While the Quick Ritual feature may compensate power-wise for the inability to learn new rituals, it really doesn't fit the sort of character I'd want to create with this feat: someone who lacks a spellcasting adventurer's capacity for time-sensitive magic but who can manage a few spells if given time to sit down with a book or pray/meditate. I could imagine this sort of character being common in a lot of settings, but it's not supported rules-wise if learning rituals comes as a package deal with the ability to cast them quickly.

I wonder if the developers' reasoning here is the same as with Healer. Make a feat that gives characters a new ability attractive to characters that already have that ability. As in that case, I think this is a mistake here. Characters learning new ritual magic and characters looking to exhance the ritual portion of their existing magic would both be better served by dedicated feats than by a single feat trying to do two things at once.


That might be a bit much for a single feat, but I'd at least make it repeatable to choose multiple classes.


Some shorter thoughs on other feats:

Keen Mind/Observant: The previous iterations of these feats were niche but they definitely had appeal for some players. The new versions actually seem more DM dependent, in that they codify moving an action to a bonus action, while leaving what that action can actually accomplish undefined.

Lightly Armored: Glad to see this improved. The 2014 armor proficiency feats seemed like a perfect example of the sort of feat chain the developers were trying to move away from. And with the changes to dwarves, it's nice to have an option to add armor proficiencies at level one.

Heavily Armored: But then this stays exactly the same, despite a +1 ASI becoming a default part of feats, rather than a balancing mechanism for weaker ones.

Resilient: I feel like this should be repeatable for different saves.

Spell Sniper/Sharpshooter: If the developers want feats to support ranged attacks in melee combat, they should design feats around that focus, not tack an ability onto feats focused on long range combat.

Weapon Training: The improvement from four weapon types to all martial weapons is welcome, though it does create an amusing scenario where a wizard who takes it can proficiently use any martial weapon but is still limited to a subset of simple ones.
Yes. To me, the whole point of ritual casting is to represent the kind of character you're describing.
 

Amrûnril

Adventurer
I think, I'd prefer militia training that gives light armor and all simple weapons (and a little extra).

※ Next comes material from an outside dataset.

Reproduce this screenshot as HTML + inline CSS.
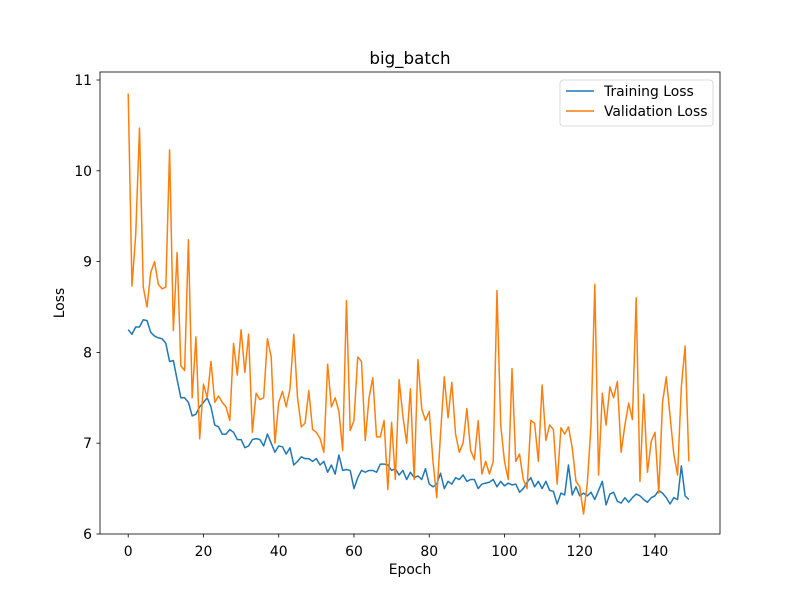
<!DOCTYPE html>
<html><head><meta charset="utf-8"><style>
body{margin:0;background:#fff;}
svg text{font-family:"DejaVu Sans","Liberation Sans",sans-serif;fill:#000;}
</style></head><body>
<svg id="chart" width="800" height="600" xmlns="http://www.w3.org/2000/svg">
<rect width="800" height="600" fill="#fff"/>
<text x="410" y="64" font-size="16.7" text-anchor="middle">big_batch</text>
<g id="axes"></g>
<g id="series"></g>
<rect x="100" y="72" width="620" height="462" fill="none" stroke="#000" stroke-width="0.8"/>
<text x="410" y="574" font-size="13.9" text-anchor="middle">Epoch</text>
<text x="0" y="0" font-size="13.9" text-anchor="middle" transform="translate(64,303) rotate(-90)">Loss</text>
<g>
<rect x="560" y="80" width="153" height="46" rx="3" fill="#fff" stroke="#ccc" stroke-width="0.8" opacity="0.9"/>
<line x1="566" y1="91" x2="594" y2="91" stroke="#1f77b4" stroke-width="1.5"/>
<text x="604" y="96" font-size="13.9">Training Loss</text>
<line x1="566" y1="111" x2="594" y2="111" stroke="#ff7f0e" stroke-width="1.5"/>
<text x="604" y="116" font-size="13.9">Validation Loss</text>
</g>
</svg>
<script>
const xTicks=[0,20,40,60,80,100,120,140];
const yTicks=[6,7,8,9,10,11];
const trainLoss=[8.25,8.2,8.28,8.28,8.36,8.35,8.22,8.18,8.16,8.15,8.1,7.9,7.91,7.7,7.5,7.5,7.45,7.3,7.32,7.4,7.45,7.5,7.4,7.2,7.18,7.1,7.1,7.15,7.12,7.04,7.04,6.95,6.97,7.04,7.05,7.04,6.97,7.1,7.0,6.9,6.97,6.96,6.88,6.95,6.76,6.8,6.85,6.83,6.83,6.8,6.83,6.76,6.8,6.68,6.76,6.66,6.87,6.7,6.71,6.7,6.5,6.62,6.7,6.68,6.7,6.7,6.68,6.77,6.77,6.76,6.7,6.72,6.65,6.7,6.6,6.68,6.62,6.64,6.6,6.72,6.55,6.52,6.55,6.67,6.5,6.58,6.55,6.62,6.6,6.65,6.58,6.6,6.6,6.5,6.55,6.56,6.57,6.6,6.52,6.58,6.53,6.56,6.54,6.55,6.46,6.5,6.57,6.62,6.52,6.58,6.5,6.58,6.48,6.47,6.33,6.45,6.43,6.76,6.43,6.52,6.42,6.45,6.42,6.46,6.38,6.48,6.58,6.32,6.44,6.46,6.36,6.34,6.4,6.35,6.4,6.44,6.42,6.38,6.35,6.4,6.42,6.48,6.45,6.4,6.33,6.4,6.38,6.75,6.42,6.38];
const valLoss=[10.85,8.73,9.3,10.47,8.72,8.5,8.88,9.0,8.75,8.7,8.72,10.23,8.24,9.1,7.85,7.8,9.24,7.5,8.17,7.05,7.65,7.5,7.9,7.45,7.52,7.45,7.4,7.25,8.1,7.75,8.25,7.78,8.2,7.12,7.55,7.48,7.5,8.15,7.95,7.0,7.45,7.57,7.4,7.6,8.2,7.5,7.18,7.22,7.58,7.15,7.12,7.05,6.9,7.87,7.4,7.5,7.35,6.92,8.57,7.14,7.25,7.95,7.9,7.03,7.5,7.72,7.07,7.07,7.25,6.49,7.23,6.6,7.7,7.3,7.0,7.6,6.6,7.92,7.38,7.25,7.35,6.8,6.4,7.1,7.73,7.28,7.67,7.1,6.9,7.0,7.38,6.92,6.82,7.25,6.66,6.8,6.66,6.8,8.68,7.2,6.8,6.6,7.82,6.8,6.88,6.6,6.5,7.25,7.22,6.8,7.64,7.03,7.2,7.15,6.55,7.17,7.1,7.18,6.95,6.58,6.52,6.22,6.55,7.2,8.75,6.65,7.55,7.2,7.62,7.5,7.68,6.9,7.2,7.44,7.26,8.6,6.58,7.54,6.68,7.02,7.12,6.45,7.45,7.73,7.3,6.88,6.65,7.62,8.07,6.8];
const NS="http://www.w3.org/2000/svg";
const xs=v=>128.2+v*(655-128.2)/140;
const ys=v=>534-(v-6)*(534-80)/5;
const axes=document.getElementById('axes');
function mk(tag,attrs,parent){const e=document.createElementNS(NS,tag);for(const k in attrs)e.setAttribute(k,attrs[k]);parent.appendChild(e);return e;}
xTicks.forEach(t=>{
  const l=mk('line',{x1:xs(t),x2:xs(t),y1:534,y2:537.5,stroke:'#000','stroke-width':0.8},axes);
  
  
  const tx=mk('text',{x:xs(t),y:556,'font-size':13.9,'text-anchor':'middle'},axes);
  tx.textContent=t;
  
  
});
yTicks.forEach(t=>{
  const l=mk('line',{x1:96.5,x2:100,y1:ys(t),y2:ys(t),stroke:'#000','stroke-width':0.8},axes);
  
  
  const tx=mk('text',{x:92,y:ys(t)+5,'font-size':13.9,'text-anchor':'end'},axes);
  tx.textContent=t;
  
  
});
const series=document.getElementById('series');
function line(arr,color,name){
  const d=arr.map((v,i)=>(i?'L':'M')+xs(i).toFixed(2)+','+ys(v).toFixed(2)).join('');
  const p=mk('path',{d:d,fill:'none',stroke:color,'stroke-width':1.5,'stroke-linejoin':'round'},series);
  
  
}
line(trainLoss,'#1f77b4','training-loss-line');
line(valLoss,'#ff7f0e','validation-loss-line');
</script>
</body></html>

Medium armor + shield for armored mages is quite a lot for a level 1 feat and probably noone else really neads this.

I guess I'm thinking about this from the perspective of wanting heavy armor training to be reasonably accessible, to give more characters the option of prioritizing strength over dexterity. Spellcasters are probably the more common use case, though.

As I think more about this, maybe it's actually the higher levels of armor training that should be easier to get, since light armor is a +2 AC boost to anyone, while medium and heavy armor combined only add 1 AC over what a dexterity-based attacker can get "for free". I do wonder if it's really necessary for heavier armors to have both strength requirements and additional training requirements. Perhaps these could be re-written as alternatives. Plate armor for instance, might have a requirement of "Heavy Armor Training OR any Armor Training with 17 or higher strength".